FIN DE PARTIE

 

FIN DE PARTIE

 


FIN DE PARTIE est une pièce de Samuel BECKETT, écrite  en 1956, publiée  début 57. Elle a connu les mêmes difficultés que EN ATTENDANT GODOT. Samuel BECKETT la proposa à plusieurs petits théâtres  qui la refusèrent. Elle fut créée en français le 1° avril 1657 au Royal Court Theatre de Londres. Son succès, quoique moindre que celui de GODOT a été immédiat. Elle fut reprise fin Avril au Studio des Champs Elysée,
à paris.
FIN DE PARTIE est une pièce d’austère, sans concessions. Elle va directement à l'essentiel. LA MORT comme CLOTURE du monde. Chaque élément y fait référence.
Tout d'abord le lieu où se tiennent les personnages est clos: Aux murs de droite et de gauche, vers le fond, deux petites fenêtres haut perchées, rideaux fermés (...)À l'avant-scène à gauche, recouvertes d'un vieux drap, deux poubelles l'une contre l'autre. Au centre, recouvert d'un vieux drap, assis dans un fauteuil, Clov le regarde.(1)

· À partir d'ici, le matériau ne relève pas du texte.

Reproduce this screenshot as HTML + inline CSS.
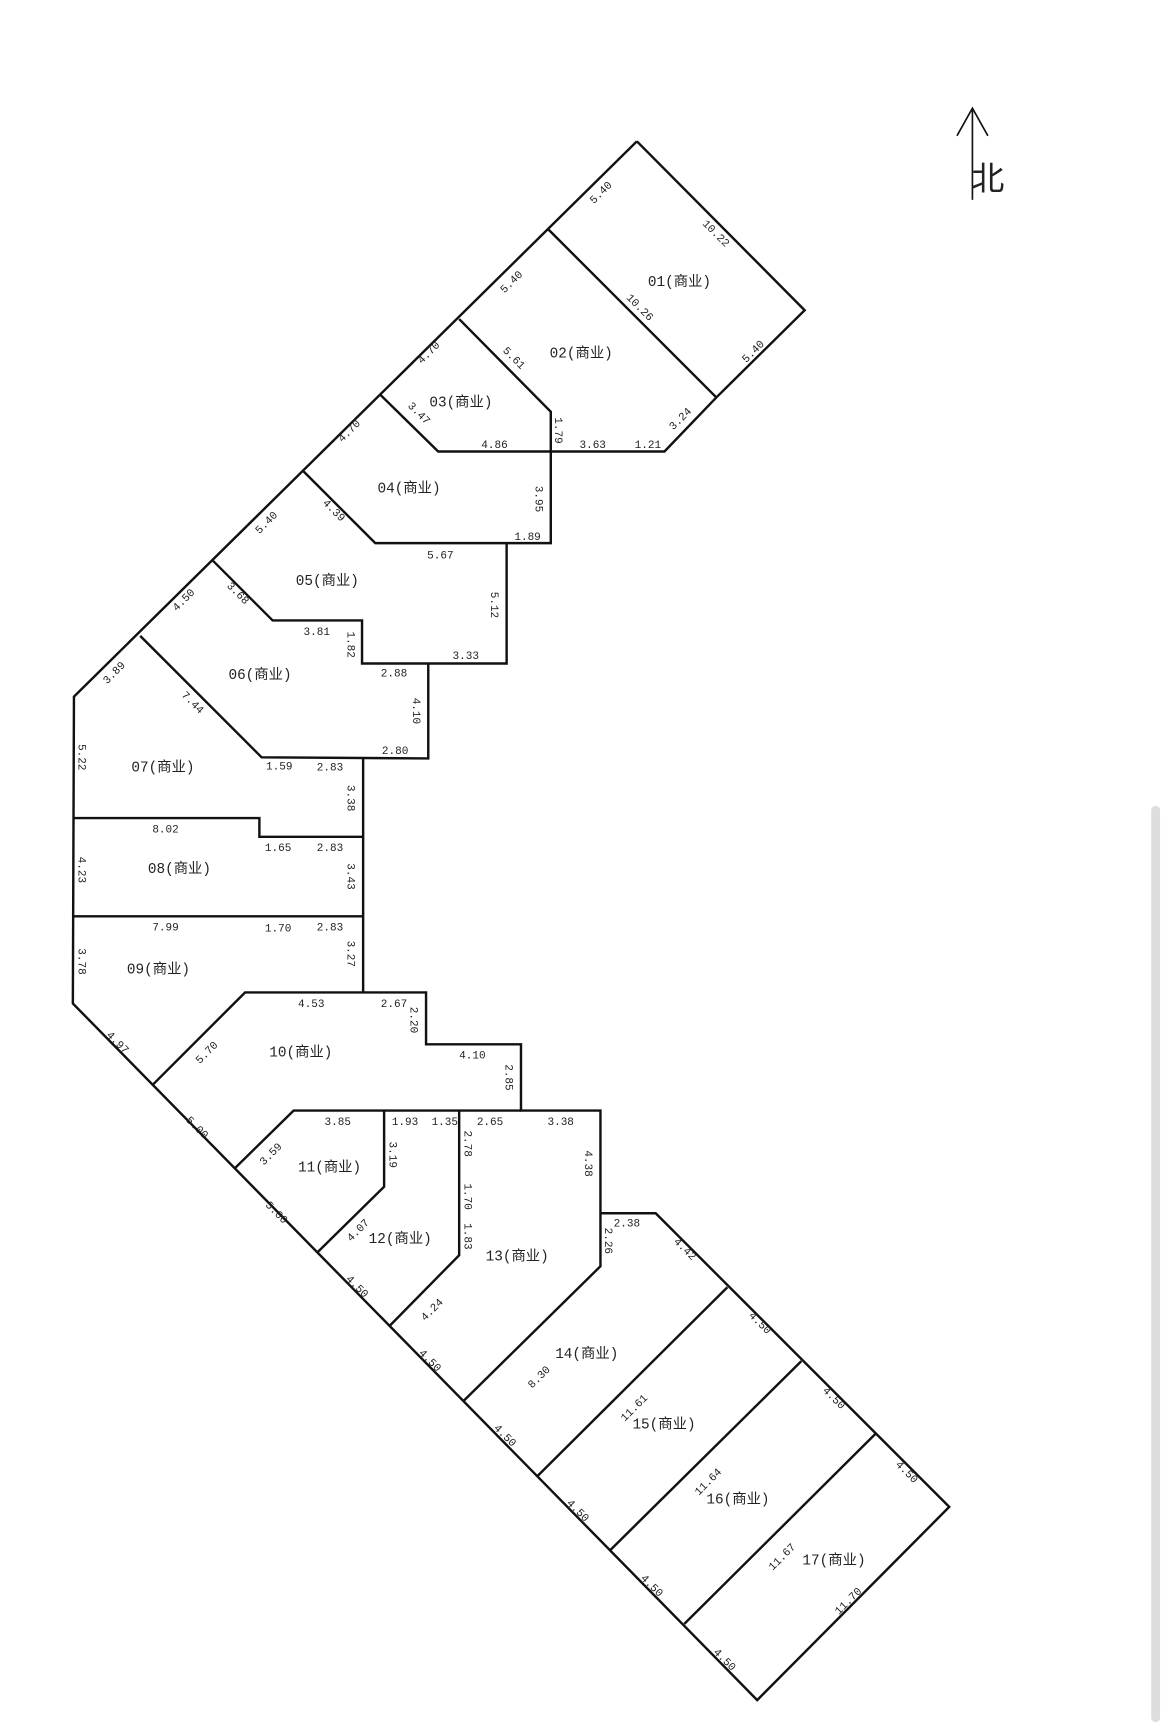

Cette clôture s'inscrit de plusieurs façons: la plus évidente, visuellement est celle des poubelles. Deux personnages, Nagg le père, et Neil la mère, y sont enfermés. Elles sont recouvertes d'un seul drap qui les réunit dans une seule tombe. Lorsque Clov l'enlève, nous découvrons deux poubelles fermées.

Leur poubelle-tombe fait de Nagg et Nell des exilés de la vie, mais aussi des exilés de la mort. S'ils soulèvent leur couvercle-pierre tombale, c'est pour faire éclore la feuille de leur mort qui indéfiniment se fane.

Au centre de la scène se tient Hamm, tel un roi régnant sur un territoire quasi-désertique. Ce personnage muré dans son corps (il est dans un fauteuil roulant, et aveugle) est clos sur lui-même. Il est posé au centre d'un espace qu'il ne maîtrise pas. Comme Nagg et Nell, il est recouvert d'un drap que Clov enlève au début de la pièce. Comme les couvercles qui ferment les poubelles, le visage . Hamm est caché par un mouchoir taché de sang, qu'il enlève au début de la pièce.Le seul contact qu'il a avec l'espace se fait par l'intermédiaire de Clov lorsqu'il le promène tout autour de la pièce et le colle au mur. Hamm ne peut être que passif. Comme il lui reste la faculté de parler, il se sert du langage pour clore  l'espace de l'autre. Il a besoin de Clov pour lui donner les soins indispensables. Il s'applique à le ruiner pour que celui-ci devienne le miroir de son propre vide.

Hamm a demandé à Clov de bouger, mais il ne peut supporter cet écart qu'un très court instant. Il lui a demandé de revenir à l'endroit où il était. En ordonnant une action, puis son contraire, il réduit à néant l'agent qui la commet.


De Hamm à ses parents, il n'y a que haine et cruauté. Il ne peut pas les atteindre physiquement. Ils sont comme lui, posés quelque part dans l'espace et ne peuvent s'en aller. Ils sont définitivement du côté de la mort, même s'ils sont encore vivants. Il les nourrit pour les maintenir en vie, afin de pouvoir exprimer un sentiment de haine à leur égard.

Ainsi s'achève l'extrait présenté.